# Discussion and Takeaway

## 2.1. Data Manipulation

### 2.1.5. Saving Memory
To prevent memory waste, we should use slice notation [:] rather than just using variables!  

For example,  
A = A + B (X)  
A[:] += A + B (O)  

## 2.2. Data Preprocessing  

### 2.2.2. Data Preparation
We can get rid of NaN values, which might be dangerous when we use data, by introducing some strategies(RoofType_Slate, RoofType_nan, or numerical values)!  

## 2.3. Linear Algebra

### 2.3.5. Basic Properties of Tensor Arithmetics  
We should not confuse * operator with matrix multiplication in tensor arithmetics! * operator is sort of scalar product...

### 2.3.6. Reduction  
axis=0 is along columns, on the other hand, axis=1 is along rows!

### 2.3.8. Dot Product
\* operator can be considered as dot product in PyTorch!

### 2.3.9. Matrix-Vector Products
@ operator can be considered as matrix multiplication in PyTorch!

### 2.3.11. Norms
Sort of norms can be distinguished to three main norms!
1. torch.norm() (Vector) : Euclidean norm
2. abs().sum() : Manhattan distance
3. torch.norm() (Matrix) : Frobenius norm

## 2.5. Automatic Differentiation

### 2.5.1. A Simple Function
- If y is scalar function of vector x, we can get gradient of y(x.grad) by processing y.backward().
- If we want to reset gradient of y, we can run x.grad.zero_().

### 2.5.2. Backward for Non-Scalar Variables
- If y is not a scalar but a vector, we can earn Jacobian derivatives.
- However, we generally get summing up the gradients of each component of y, w.r.t. vector x.

### 2.5.3. Detaching Computation
- If we want to use value of vector x to express other variables but not want to consider those variables as function of x, we can copy the value of x to other new variables, where we can avoid to be differentiated by x, by using detach().

## 3.1. Linear Regression

### 3.1.1. Basics
- Minibatch SGD method is widely used in Deep Learning, but why? Quasi-Newton method might do better performance?
- Maybe the local minimum problem cannot be dealt with in Quasi-Newton, while SGD can be...
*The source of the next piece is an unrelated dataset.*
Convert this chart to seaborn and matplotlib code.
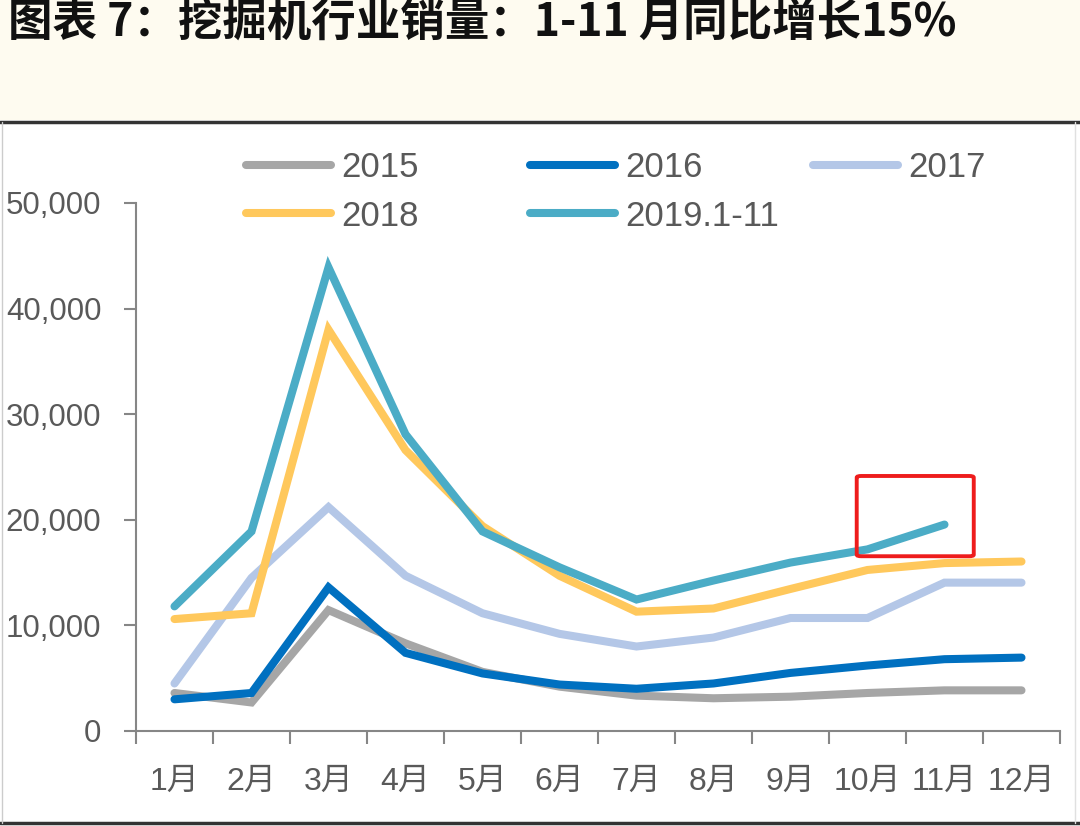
import numpy as np
import pandas as pd
import matplotlib
matplotlib.use("Agg")
import matplotlib.pyplot as plt
import seaborn as sns
from matplotlib.patches import FancyBboxPatch, Rectangle
from matplotlib.lines import Line2D

months = ["1月", "2月", "3月", "4月", "5月", "6月", "7月", "8月", "9月", "10月", "11月", "12月"]
s2015 = [3600, 2700, 11450, 8300, 5600, 4200, 3350, 3100, 3250, 3600, 3850, 3850]
s2016 = [3000, 3600, 13600, 7400, 5450, 4400, 4000, 4500, 5500, 6200, 6800, 6950]
s2017 = [4500, 14500, 21200, 14700, 11150, 9200, 8000, 8850, 10700, 10700, 14050, 14050]
s2018 = [10600, 11150, 38000, 26600, 19400, 14700, 11300, 11600, 13450, 15250, 15900, 16050]
s2019 = [11800, 18900, 43900, 28100, 18900, 15500, 12450, 14250, 15950, 17200, 19550, np.nan]
series_names = ["2015", "2016", "2017", "2018", "2019.1-11"]
colors = ["#A6A6A6", "#0070C0", "#B4C7E7", "#FFC85C", "#4BACC6"]

title = "图表 7：挖掘机行业销量：1-11 月同比增长15%"

rows = []
for name, vals in zip(series_names, [s2015, s2016, s2017, s2018, s2019]):
    for i, v in enumerate(vals):
        rows.append({"idx": i, "value": v, "series": name})
df = pd.DataFrame(rows).dropna()

sns.set_style("white")
plt.rcParams['font.family'] = ['Liberation Sans', 'Noto Sans CJK SC', 'DejaVu Sans']

fig = plt.figure(figsize=(10.8, 8.26), dpi=100)
fig.patch.set_facecolor("white")

# top cream band + separators
fig.add_artist(Rectangle((0, 1 - 120/826), 1, 120/826, transform=fig.transFigure,
                         facecolor="#FEFBF0", edgecolor="none", zorder=0))
fig.add_artist(Line2D([0, 1], [1 - 122/826, 1 - 122/826], transform=fig.transFigure,
                      color="#333333", lw=2.5))
fig.add_artist(Line2D([0, 1], [1 - 823/826, 1 - 823/826], transform=fig.transFigure,
                      color="#333333", lw=2.5))
fig.add_artist(Line2D([2/1080, 2/1080], [1 - 823/826, 1 - 122/826], transform=fig.transFigure,
                      color="#CCCCCC", lw=1))
fig.add_artist(Line2D([1075/1080, 1075/1080], [1 - 823/826, 1 - 122/826], transform=fig.transFigure,
                      color="#E0E0E0", lw=1))

fig.text(8/1080, 1 - 24/826, title, fontsize=32, fontweight="bold", color="#111111",
         va="center", ha="left", family=['Noto Sans CJK SC', 'DejaVu Sans'])

ax = fig.add_axes([136/1080, 95/826, (1060 - 136)/1080, (731 - 203)/826])
ax.set_facecolor("white")
sns.lineplot(data=df, x="idx", y="value", hue="series", hue_order=series_names,
             palette=colors, linewidth=5.8, ax=ax, legend=False, sort=False)
for ln in ax.get_lines():
    ln.set_solid_capstyle("round")
    ln.set_solid_joinstyle("miter")

ax.set_xlim(-0.5, 11.5)
ax.set_ylim(0, 50000)
ax.set_xlabel("")
ax.set_ylabel("")

ax.set_yticks(np.arange(0, 50001, 10000))
ax.set_yticklabels([f"{int(v):,}" for v in np.arange(0, 50001, 10000)])
ax.set_xticks(np.arange(-0.5, 12, 1))
ax.set_xticklabels([])
ax.set_xticks(np.arange(12), minor=True)
ax.set_xticklabels(months, minor=True, family=['Liberation Sans', 'Noto Sans CJK SC'])
ax.tick_params(axis="x", which="major", bottom=True, length=9, width=1.5, color="#868686",
               direction="out")
ax.tick_params(axis="x", which="minor", bottom=True, length=0, pad=26, labelsize=23,
               labelcolor="#595959")
ax.tick_params(axis="y", which="major", left=True, length=9, width=1.5, color="#868686",
               direction="out", labelsize=22.5, labelcolor="#595959", pad=16)

for s in ["top", "right"]:
    ax.spines[s].set_visible(False)
for s in ["left", "bottom"]:
    ax.spines[s].set_color("#868686")
    ax.spines[s].set_linewidth(1.5)

# highlight box around the latest 2019 value
hl_x = 10
hl_y = s2019[10]
box = FancyBboxPatch((hl_x - 1.14, hl_y - 3000), 1.52, 7600,
                     boxstyle="round,pad=0,rounding_size=0.06", mutation_aspect=2500,
                     fill=False, edgecolor="#EE1C1C", linewidth=2.8, zorder=5, clip_on=False)
ax.add_patch(box)

# legend: three columns of equal width
lines = ax.get_lines()[:5]
columns = [[0, 3], [1, 4], [2]]
col_x = [246, 530, 813]
for cx, idxs in zip(col_x, columns):
    leg = fig.legend([lines[i] for i in idxs], [series_names[i] for i in idxs],
                     loc="upper left", bbox_to_anchor=(cx/1080, 1 - 151/826),
                     frameon=False, fontsize=25, handlelength=2.45, handletextpad=0.28,
                     labelspacing=0.45, borderpad=0, borderaxespad=0)
    for t in leg.get_texts():
        t.set_color("#595959")
    for h in leg.legend_handles:
        h.set_solid_capstyle("round")

fig.savefig("out.png", dpi=100)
### 3.1.2. Vectorization for Speed
- In deep learning, especially training phase, we should use vectorization method rather than for-loop to utilize running time!

## 3.2. Object-Oriented Design for Implementation

### 3.2.1. Utilities
- @add_to_class() : We can add specific function to class after the class is created, even after instances are generated!
- @class HyperParameters : We can add all arguments in __init__ method to class attributes!

## 4.1. Softmax Regression

### 4.1.1. Classification
- Regression cannot deal with all problem!
- In classification problem, we focus on "which category?" questions. Indeed, there are cases where more than one label might be true!
- There might be problems such as the probability might exceed 1 when it comes to the linear model...
- To solve the problems, we should normalize all probabilities between 0 and 1, and the sum of probabilities is always 1. We call the function, which take on the role, Softmax function!
- To improve computational efficiency as well, we can vectorize data!

### 4.1.2. Loss Function
In Softmax regression, we can define loss function by using log-likelihood, where cross-entropy is introduced!

## 4.2. The Image Classification Dataset

### 4.2.2. Reading a Minibatch
We can use built-in data iterator rather than creating on our own, by using iter(data.train_dataloader())!

## 4.3. The Base Classification Model

### 4.3.2. Accuracy
When we define accuracy() function to determine what label is most accurate to given data, we should match data type between y_hat and y because == operator is sensitive to data type!

## 4.4. Softmax Regression Implementation from Scratch

### 4.4.1. The Softmax
If we implement softmax function by scratch, we must indicate that argument X is potentially dangerous when X is too small or too large!

### 4.4.3. The Cross-Entropy Loss
We can create loss function by introducing cross-entropy loss, which is general in deep learning! (However, this method we are currently implementing is just regression...)

## 5.1. Multilayer Perceptrons
To jump beyond the limitation of linear model, we can introduce hidden layers between linear layers, and nonlinear activation function such as ReLU, Sigmoid, tanh function!

## 5.2. Implementation of Multilayer Perceptrons
There are nothing to say as discussions or takeovers... (This chapter are simply talking about how to implement MLP!)

## 5.3. Forward Propagation, Backward Propagation, and Computational Graphs

### 5.3.1. Forward Propagation
In computational graph, we can use forward propagation to compute and save intermediate variables, from input layer to output layer!

### 5.3.3. Backpropagation
To compute gradient of parameters, we should introduce backpropagation in neural network, using chain rule!

### 5.3.4. Training Neural Networks
There are dependencies on forward propagation and backward propagation. In other words, the forward propagation computes parameters traversing on the computational graph, and then, the backpropagation computes gradients of parameters to correct them, using chain rule!